Farinas, the 2010 winner of the European Parliament’s Sakharov Prize, was among dozens of dissidents arrested on Tuesday after they emerged from Paya’s funeral shouting anti-government slogans.
Most of the other arrested dissidents also were freed under similar conditions, according to the Cuban Commission for Human Rights and National Reconciliation (CCDHRN), a dissident information clearinghouse.
Speaking from his home in the central city of Santa Clara, Farinas, known for hunger strikes against the regime, said he was released “without charge,” as were the other dissidents arrested with him in Tarara.
During his arrest, Farinas said he was struck in the face and forced onto a bus that took him and others to the police barracks.
“I asked [police interrogators] what law in Cuba kept me from walking next to a hearse, but they could not answer,” he said.
CCDHRN president Elizardo Sanchez said “most” of those arrested were freed late on Tuesday.

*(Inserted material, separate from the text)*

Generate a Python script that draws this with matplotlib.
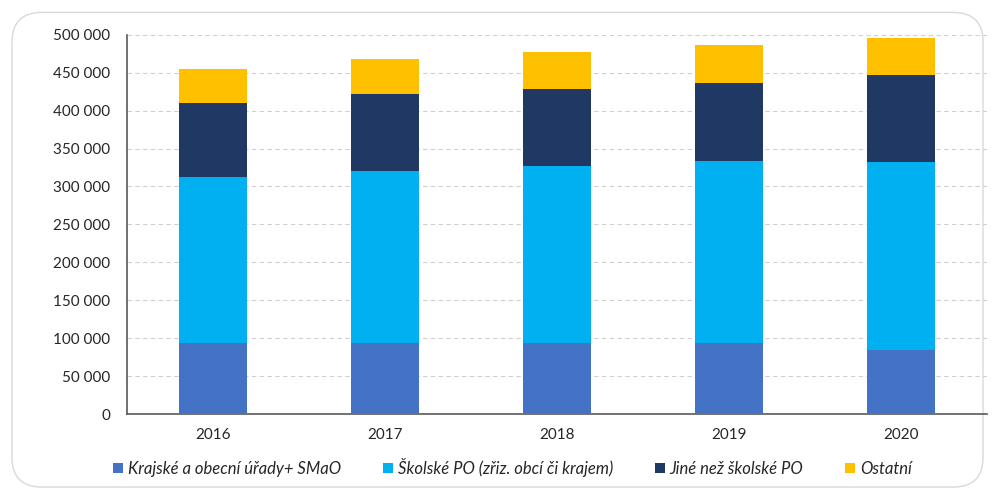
import matplotlib.pyplot as plt
from matplotlib.patches import FancyBboxPatch
from matplotlib.ticker import FuncFormatter
import numpy as np

plt.rcParams['font.family'] = ['Lato', 'DejaVu Sans']

years = ['2016', '2017', '2018', '2019', '2020']
urady = [94000, 94000, 94000, 93000, 85000]
skolske = [219000, 226000, 233000, 241000, 247000]
jine = [97000, 102000, 102000, 102000, 115000]
ostatni = [45000, 46000, 48000, 50000, 49000]

series = [
    ('Krajské a obecní úřady+ SMaO', urady, '#4472C4'),
    ('Školské PO (zřiz. obcí či krajem)', skolske, '#00B0F0'),
    ('Jiné než školské PO', jine, '#1F3864'),
    ('Ostatní', ostatni, '#FFC000'),
]

fig = plt.figure(figsize=(9.95, 4.97), dpi=100)
# rounded frame around the chart
frame = FancyBboxPatch((0.012, 0.02), 0.976, 0.955, boxstyle='round,pad=0,rounding_size=0.03',
                       transform=fig.transFigure, facecolor='none', edgecolor='#d9d9d9',
                       linewidth=1.0, mutation_aspect=2.0, zorder=-10)
fig.patches.append(frame)

ax = fig.add_axes([0.1276, 0.167, 0.8644, 0.763])
ax.set_facecolor('none')

x = np.arange(len(years))
bottom = np.zeros(len(years))
for label, vals, color in series:
    ax.bar(x, vals, bottom=bottom, width=0.395, color=color, label=label, zorder=3)
    bottom += np.array(vals)

ax.set_xlim(-0.5, 4.5)
ax.set_ylim(0, 500000)
ax.set_yticks(np.arange(0, 500001, 50000))
ax.yaxis.set_major_formatter(FuncFormatter(lambda v, p: f'{int(v):,}'.replace(',', ' ')))
ax.set_xticks(x)
ax.set_xticklabels(years)
ax.tick_params(axis='both', length=0, labelsize=11, colors='#262626')
ax.tick_params(axis='y', pad=12)
ax.tick_params(axis='x', pad=10)

ax.grid(axis='y', linestyle=(0, (4, 3)), color='#d0d0d0', linewidth=0.8, zorder=0)
for s in ['top', 'right']:
    ax.spines[s].set_visible(False)
for s in ['left', 'bottom']:
    ax.spines[s].set_color('#595959')
    ax.spines[s].set_linewidth(1.2)

leg = fig.legend(loc='center', bbox_to_anchor=(0.515, 0.06), ncol=4, frameon=False,
                 prop={'style': 'italic', 'size': 12}, handlelength=0.6, handleheight=0.6,
                 handletextpad=0.3, columnspacing=2.5)
for t in leg.get_texts():
    t.set_color('#262626')

plt.savefig('out.png', dpi=100)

Authorities say Paya, 60, died on Sunday along with another dissident, Harold Cepero Escalante, when their rental car went off the road and struck a tree in southeastern Cuba.
Paya, an engineer and devout Roman Catholic, founded the Christian Liberation Movement, a group pressing for political change in Cuba.
He won international attention in 2002 when, on the eve of a visit by former US president Jimmy Carter, he presented Cuba’s legislature with more than 11,000 signatures in support of an initiative calling for change on the island.
Paya won the Sakharov prize for human rights later that same year.
Yet his defiance of the Communist system did not bear fruit at home.
When Carter mentioned Paya’s project in an uncensored speech on Cuban state TV, most Cubans, in a country with only official media, had never heard of it. The Cuban legislature ultimately rejected the initiative.
Paya’s daughter, 23-year-old Rosa Maria Paya, sharply questioned the official Cuban account of her father’s death in an impassioned statement delivered at the funeral before an audience that included leaders of Cuba’s Roman Catholic church.
Rosa Maria said her skepticism of the official version was based on “the repeated threats against the life of my father and our family.”